Glyburide is also referred to as Glibenclamide and is an oral anti-diabetic drug which comes under the class of Sulphonylurea medications. It helps in controlling the blood sugar level and is used in treating Type-2 Diabetes Mellitus.
However, this drug is the major cause of drug-induced hypoglycaemia (medication that causes abnormally low blood sugar level).
P-glycoprotein (P-gp) is also referred to as Permeability glycoprotein. It is a multi-drug resistance protein (MDRI) and is responsible for pumping all the foreign materials out of the cell.
It acts as a defense mechanism against harmful substance like toxins and chemicals produced by various drugs and hence jeopardize the success of the drug delivery to the target organs involved in the treatment.

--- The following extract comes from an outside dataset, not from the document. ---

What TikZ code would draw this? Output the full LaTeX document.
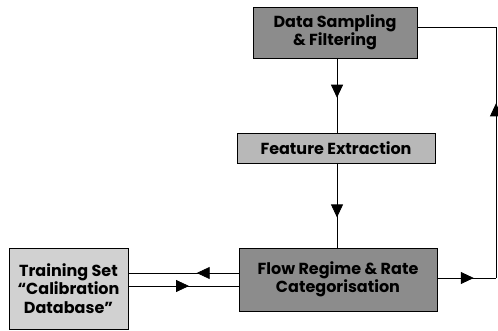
\documentclass[tikz,border=0pt]{standalone}
\usepackage{fontspec}
\setmainfont{Poppins}
\usetikzlibrary{arrows.meta,decorations.markings}
\tikzset{
  blk/.style={draw=black, line width=0.9pt, align=center, font=\bfseries\fontsize{16}{18.5}\selectfont, inner sep=0pt},
  conn/.style={line width=0.8pt},
  midarrow/.style={postaction={decorate}, decoration={markings, mark=at position #1 with {\arrow{Triangle[length=13pt,width=12pt]}}}}
}
\begin{document}
\begin{tikzpicture}[x=1pt,y=-1pt]
\useasboundingbox (0,0) rectangle (498,331);
\node[blk, fill=black!45, minimum width=164pt, minimum height=51pt] (ds) at (335,32.5) {Data Sampling\\ \& Filtering};
\node[blk, fill=black!28, minimum width=198pt, minimum height=30pt] (fe) at (336,148) {Feature Extraction};
\node[blk, fill=black!45, minimum width=198pt, minimum height=63pt] (fr) at (338,279.5) {Flow Regime \& Rate\\ Categorisation};
\node[blk, fill=black!18, minimum width=119pt, minimum height=81pt] (ts) at (68.5,288.5) {Training Set\\ ``Calibration\\ Database''};
\coordinate (r1) at (496,27);
\coordinate (r2) at (496,278);
\draw[conn, midarrow=0.53] (337,58) -- (337,133);
\draw[conn, midarrow=0.64] (337,163) -- (337,248);
\draw[conn, midarrow=0.62] (fr.east |- 0,278) -- (r2);
\draw[conn, midarrow=0.53] (r2) -- (r1) -- (ds.east |- r1);
\draw[conn, midarrow=0.38] (fr.west |- 0,273) -- (ts.east |- 0,273);
\draw[conn, midarrow=0.55] (ts.east |- 0,286) -- (fr.west |- 0,286);
\end{tikzpicture}
\end{document}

The general precaution that is given with regards to curcumin supplements is that it should not be taken with anti-diabetic drugs as it has blood sugar lowering property and the combination of the two would lead to hypoglycemia or excessively low blood sugar. This study proves the contrary.
What happened in this study?
A study was conducted with the aim for determining the benefits of Curcumin capsules in lowering the lipid levels by acting as a permeability glycoprotein inhibitor (P-gp) and a P-gp substrate to the Glyburide drug in patients with Type-2 Diabetes.
8 patients with Type-2 Diabetes were taken in a clinical trial for the duration of 11 days and were given the Glyburide drug therapy. Blood samples were collected at the start and end of the study.
What were the results?
The blood samples collected on the 11th day of the trial, showed changes in the Glyburide concentrations during the second hour.
However, the amount of the drug in the blood circulation remained unchanged. It was observed that the glucose levels were reduced and no patient suffered from Hypoglycemia (abnormally low blood sugar levels often seen in diabetic patients due to increase in use of insulin).
It was also observed that the concentrations of Low-density Lipoproteins along the very low-density lipoproteins and triglycerides (known as bad types of cholesterol) were significantly reduced. The concentration of the High-density lipoproteins (good cholesterol) was found to be increased.
How did this occur?
Curcumin regulates its therapeutic properties by controlling the production of harmful substances like Cyclo-oxygenase-2 (COX-2), Inducible Nitric Synthase and Tumor Necrosis Factor (TNF) which cause inflammation.
It is known that inflammation is the major cause behind the development of Insulin resistance during progression of Type-2 Diabetes Mellitus.
Glyburide drug acts as a Permeable glycoprotein (P-gp) substrate (substance on which P-gp acts). It shows decrease in bioavailability as the P-glycoprotein binds with the drug and reduces its absorption and hence the drug is unable to reach the target area in sufficient amounts.
Hence it is unable to control blood sugar level and also leads to Hyperlipidemia (increase in cholesterol). Increasing the dose of Glyburide drug can cause Hypoglycemia (low blood sugar).
Curcumin can also inhibit P-gp and upon co-administering curcumin capsules with Glyburide drug, it is observed that the bioavailability of the glyburide is gradually increased.
It is because curcumin modifies the structural arrangement of P-glycoprotein by interacting directly with the drug or substrate binding sites of P-gp which allows the Glyburide drug to pass through the barrier and get absorbed. Thus, the therapeutic effects of the anti-diabetic drug are increased.
Curcumin also helps in reducing the cholesterol levels in patients Type-2 Diabetes Mellitus.
What does this mean?
Type-2 Diabetes is a chronic metabolic disorder where the body cells show reduced Insulin response leading to excess concentration of glucose in the bloodstream. It causes long term complications like heart, kidney and liver diseases.
Contrary to the common precautions of taking curcumin with anti-diabetic drugs, it is observed that curcumin works well with the Glyburide drug and increases the efficacy of the drug. Also it was found that curcumin did not cause hypoglycemia and also lowered the cholesterol levels.